Zu dieser Zeit hatten wir uns angewöhnt, eine amerikanische Familienserie im Staatsfernsehen anzusehen („Family Ties“, mit Michael J. Fox als reaktionärem Sohn von aufgeklärten Eltern). Und exakt zum Ruf des Muezzins unterbrach das Fernsehen das Programm und blendete ein Standbild ein: „Prayer Intermission“. Das störte daher unseren Fernsehgenuss nicht. Das Erstaunliche: nach einigen Wochen nahmen wir die Rufe des Muezzins gar nicht mehr bewusst war, Gewöhnungseffekt.
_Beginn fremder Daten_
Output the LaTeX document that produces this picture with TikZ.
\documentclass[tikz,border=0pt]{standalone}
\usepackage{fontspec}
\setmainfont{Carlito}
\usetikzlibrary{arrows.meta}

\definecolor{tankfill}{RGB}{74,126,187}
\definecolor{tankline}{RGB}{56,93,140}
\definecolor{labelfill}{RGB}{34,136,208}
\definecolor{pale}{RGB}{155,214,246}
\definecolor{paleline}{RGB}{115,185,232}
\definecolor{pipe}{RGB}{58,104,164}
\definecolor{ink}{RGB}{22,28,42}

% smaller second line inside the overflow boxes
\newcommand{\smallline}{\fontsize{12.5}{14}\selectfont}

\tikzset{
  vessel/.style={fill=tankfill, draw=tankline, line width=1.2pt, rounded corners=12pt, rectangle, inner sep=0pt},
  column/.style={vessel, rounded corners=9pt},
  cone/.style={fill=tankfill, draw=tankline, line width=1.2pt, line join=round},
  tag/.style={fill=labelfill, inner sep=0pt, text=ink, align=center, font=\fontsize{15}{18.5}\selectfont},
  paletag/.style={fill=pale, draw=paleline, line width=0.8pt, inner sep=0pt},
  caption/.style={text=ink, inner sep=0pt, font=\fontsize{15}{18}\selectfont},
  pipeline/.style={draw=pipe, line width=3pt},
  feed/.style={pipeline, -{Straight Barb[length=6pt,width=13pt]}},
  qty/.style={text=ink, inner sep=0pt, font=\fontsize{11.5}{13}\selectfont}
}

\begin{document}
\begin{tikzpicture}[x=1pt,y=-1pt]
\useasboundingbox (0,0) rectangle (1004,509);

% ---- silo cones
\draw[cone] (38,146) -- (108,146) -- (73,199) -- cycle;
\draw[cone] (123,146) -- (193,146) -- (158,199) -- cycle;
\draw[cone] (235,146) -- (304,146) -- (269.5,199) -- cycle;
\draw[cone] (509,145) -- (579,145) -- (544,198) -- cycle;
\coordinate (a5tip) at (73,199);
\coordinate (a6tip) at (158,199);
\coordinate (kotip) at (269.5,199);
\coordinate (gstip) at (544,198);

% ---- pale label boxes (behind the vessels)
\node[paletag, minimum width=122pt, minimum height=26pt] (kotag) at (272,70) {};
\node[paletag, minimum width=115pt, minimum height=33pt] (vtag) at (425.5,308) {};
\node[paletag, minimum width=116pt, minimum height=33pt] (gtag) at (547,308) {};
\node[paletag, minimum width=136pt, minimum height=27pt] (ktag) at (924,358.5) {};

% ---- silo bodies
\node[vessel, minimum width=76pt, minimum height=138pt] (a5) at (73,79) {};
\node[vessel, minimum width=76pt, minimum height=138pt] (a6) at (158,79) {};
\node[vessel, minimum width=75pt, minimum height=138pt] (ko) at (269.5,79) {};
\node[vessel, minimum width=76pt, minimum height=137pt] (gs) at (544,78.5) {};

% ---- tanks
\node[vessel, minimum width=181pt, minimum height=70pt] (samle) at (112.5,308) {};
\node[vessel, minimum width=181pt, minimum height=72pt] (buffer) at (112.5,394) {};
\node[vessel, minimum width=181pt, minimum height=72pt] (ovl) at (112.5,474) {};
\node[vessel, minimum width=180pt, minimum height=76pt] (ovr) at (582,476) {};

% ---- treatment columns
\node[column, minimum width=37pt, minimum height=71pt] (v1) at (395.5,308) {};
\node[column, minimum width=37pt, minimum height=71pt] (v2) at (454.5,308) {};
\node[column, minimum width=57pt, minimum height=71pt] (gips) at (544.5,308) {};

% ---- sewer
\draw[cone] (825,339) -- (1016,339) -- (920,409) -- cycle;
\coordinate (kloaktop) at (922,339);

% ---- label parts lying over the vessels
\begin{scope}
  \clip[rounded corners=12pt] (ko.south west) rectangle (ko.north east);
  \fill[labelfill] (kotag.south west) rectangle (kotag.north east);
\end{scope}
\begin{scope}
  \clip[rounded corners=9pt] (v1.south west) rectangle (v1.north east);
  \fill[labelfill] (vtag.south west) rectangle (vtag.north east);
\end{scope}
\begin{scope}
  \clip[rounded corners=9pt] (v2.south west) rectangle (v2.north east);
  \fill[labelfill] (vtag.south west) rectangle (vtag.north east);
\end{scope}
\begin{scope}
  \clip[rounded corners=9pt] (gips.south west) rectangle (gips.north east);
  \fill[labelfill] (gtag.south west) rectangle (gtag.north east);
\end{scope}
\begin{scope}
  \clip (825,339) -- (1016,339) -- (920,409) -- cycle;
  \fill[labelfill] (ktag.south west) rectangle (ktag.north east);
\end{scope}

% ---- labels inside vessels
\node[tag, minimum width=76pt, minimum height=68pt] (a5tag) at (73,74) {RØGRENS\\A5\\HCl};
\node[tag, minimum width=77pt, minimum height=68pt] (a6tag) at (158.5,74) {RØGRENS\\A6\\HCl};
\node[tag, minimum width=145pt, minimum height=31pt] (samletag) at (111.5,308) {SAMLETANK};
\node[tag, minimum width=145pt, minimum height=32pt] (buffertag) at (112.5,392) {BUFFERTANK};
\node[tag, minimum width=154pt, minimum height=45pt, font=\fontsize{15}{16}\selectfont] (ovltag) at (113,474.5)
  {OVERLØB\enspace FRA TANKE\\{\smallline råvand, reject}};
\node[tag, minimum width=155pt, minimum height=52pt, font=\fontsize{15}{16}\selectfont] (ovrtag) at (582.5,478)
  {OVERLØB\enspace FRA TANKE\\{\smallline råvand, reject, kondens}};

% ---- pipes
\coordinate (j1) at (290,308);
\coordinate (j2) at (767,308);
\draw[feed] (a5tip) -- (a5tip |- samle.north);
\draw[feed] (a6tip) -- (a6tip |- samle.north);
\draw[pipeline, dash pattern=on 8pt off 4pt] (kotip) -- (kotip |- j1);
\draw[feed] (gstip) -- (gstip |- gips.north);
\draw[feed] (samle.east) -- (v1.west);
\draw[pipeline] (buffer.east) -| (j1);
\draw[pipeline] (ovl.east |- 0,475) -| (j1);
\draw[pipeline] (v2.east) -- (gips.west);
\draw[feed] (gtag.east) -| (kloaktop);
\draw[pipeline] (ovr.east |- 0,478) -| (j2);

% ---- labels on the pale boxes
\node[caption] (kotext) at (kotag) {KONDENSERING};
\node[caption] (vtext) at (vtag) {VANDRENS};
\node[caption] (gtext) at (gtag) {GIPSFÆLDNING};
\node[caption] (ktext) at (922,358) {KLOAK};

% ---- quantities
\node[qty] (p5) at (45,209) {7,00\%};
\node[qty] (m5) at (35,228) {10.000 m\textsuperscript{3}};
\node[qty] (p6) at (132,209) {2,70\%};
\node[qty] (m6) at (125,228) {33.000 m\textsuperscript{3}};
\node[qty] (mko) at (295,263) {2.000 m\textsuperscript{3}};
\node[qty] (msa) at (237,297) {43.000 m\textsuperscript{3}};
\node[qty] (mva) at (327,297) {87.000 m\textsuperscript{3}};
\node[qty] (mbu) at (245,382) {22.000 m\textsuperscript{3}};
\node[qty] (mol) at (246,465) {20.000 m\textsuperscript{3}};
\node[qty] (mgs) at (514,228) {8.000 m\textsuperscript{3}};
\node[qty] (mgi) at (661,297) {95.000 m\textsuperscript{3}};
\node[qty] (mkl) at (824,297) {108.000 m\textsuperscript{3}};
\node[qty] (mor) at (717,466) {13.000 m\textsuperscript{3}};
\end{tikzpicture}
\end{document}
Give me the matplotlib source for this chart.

Die Wohnung des Moscheebediensteten grenzte direkt an die Mauer unseres Grundstücks. Wir waren gute Nachbarn: gegenseitiger Respekt herrschte vor und wir konnten unseren Lebensstil ziemlich unbehelligt beibehalten. Es versteht sich von selbst, dass es dabei Grenzen von Kultur und Etikette gab und gibt. Aber für die Kinder bot die Schule und für uns als Familie der deutsche Club mit Pool, Bar und Tennisanlage ausreichend Freiraum.


Unser Gärtner hatte die Idee, leere Getränkedosen zur Beet-Einrahmung zu verwenden. Nicht gut, nach einem Regen in der Nacht lagen die Dosen im Vorgarten herum, als habe es ein Gelage dort gegeben.
Den Test für ein gedeihliches Nebeneinander gab es während des Ramadans. Scheinbar mitten in der Nacht klapperte und klimperte das Küchengeschirr im Nachbarhaus und übertönte sogar die Klimaanlage im Schlafzimmer, an Schlaf war dabei um vier Uhr morgens nicht mehr zu denken. Ich stieg über die Treppe auf unser Dach und klopfte mit einem Stock höflich ans Fenster der Küche im ersten Stock unseres Nachbarn. Er öffnete das Fenster und war erstaunt, mich in der Dunkelheit zu sehen. Ich bat ihn herzlich, den Lärm mit dem Küchengeschirr aus Aluminium herunter zu fahren. Selbstverständlich sei mir bekannt, dass die Mahlzeiten vor (und nach) Sonnenuntergang eingenommen werden müssten. Es bedurfte keiner weitern „Intervention“, die nächtliche Küchenarbeit war ab da leise. Ich kann mich nicht mehr erinnern, aber ich glaube, ich habe mich später nochmals bei ihm bedankt.
*Ich war von Oktober 1987 bis Mai 1990 für das UN-Entwicklungsprogramm in Bangladesh. Das große Foto oben stammt aus Matrah, Oman.
Toll, solche Erinnerungen. Habe ich auch von „garnichtsoweitvonda“ 😉
Überlege die ganze Zeit, was das für ein Auto ist.